Interviews are the basis for most good news stories. We’re not just talking about sit-down interviews here. Most of the time an interview will consist of grabbing someone for literally one minute. Don’t be afraid to hassle them, you are a reporter and the worst that can happen is they walk off.

If you have a chance to speak to someone famous who is visiting your uni, don’t just do a straight interview with them. Ask them funny and provocative things, and enjoy it.

Which is the more enticing headline?: “Jessie J: Cambridge boys are posh and ugly” or “Interview: Jessie J”. Always ask yourself how you can find a line which interests people at your uni.

Interviews are also a way of finding a new line on an existing story. If someone has been thrown out of the university, get quotes from them, their friends or the bigwigs who threw them out. That’s your follow-up line.

It can feel like there is no news out there – but really most news in the papers is manufactured. Take a look at stories on The Tab and in rival papers and think about how you can take them on with a new line. For example, if a favourite nightclub is closing down, speak to the owner, the manager, promoters, famous ex-students who went there. One of them will have something interesting to say about it.

Don’t worry if you are nervous, everyone feels the same way when they are starting out. The reward is big if things go well, and if they don’t, who cares?

What readers want in a news story:

  • A human interest angle.
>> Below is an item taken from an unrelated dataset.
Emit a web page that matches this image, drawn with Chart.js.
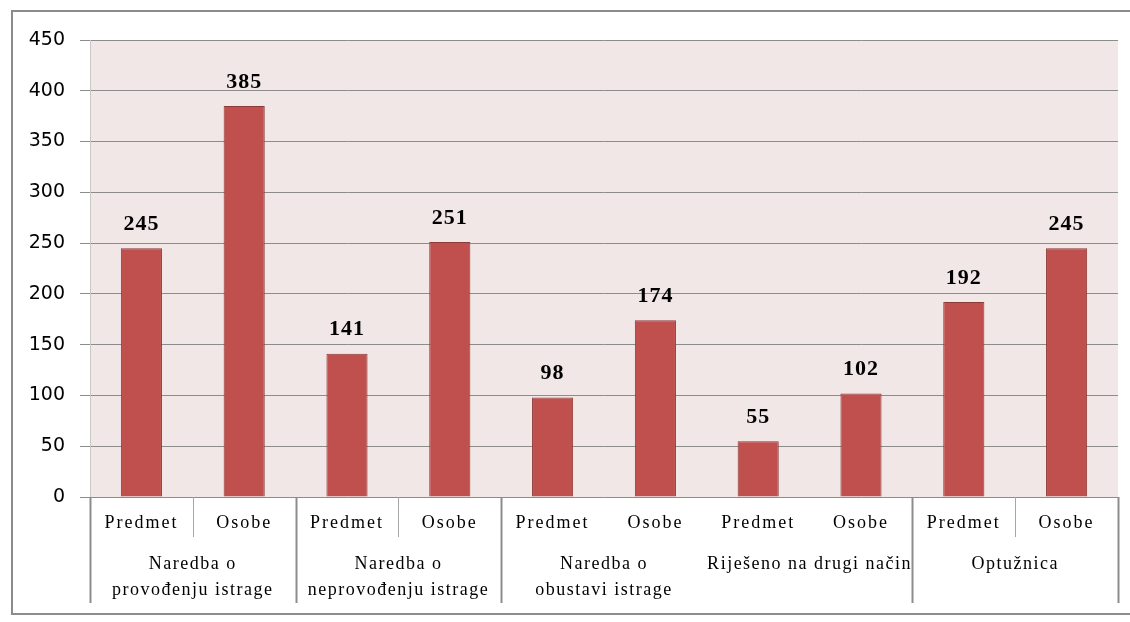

Students love hearing about names around campus. Always focus your stories on the people involved.
  • Great quotes. If someone says something funny or outrageous, it’s always going to be more interesting to read than a bland press release statement.
  • Great pictures. These add so much to a story. Always try to get the faces of the people involved to add to your human interest angle. Smartphone cameras are easily high enough quality. If you get a video, even better.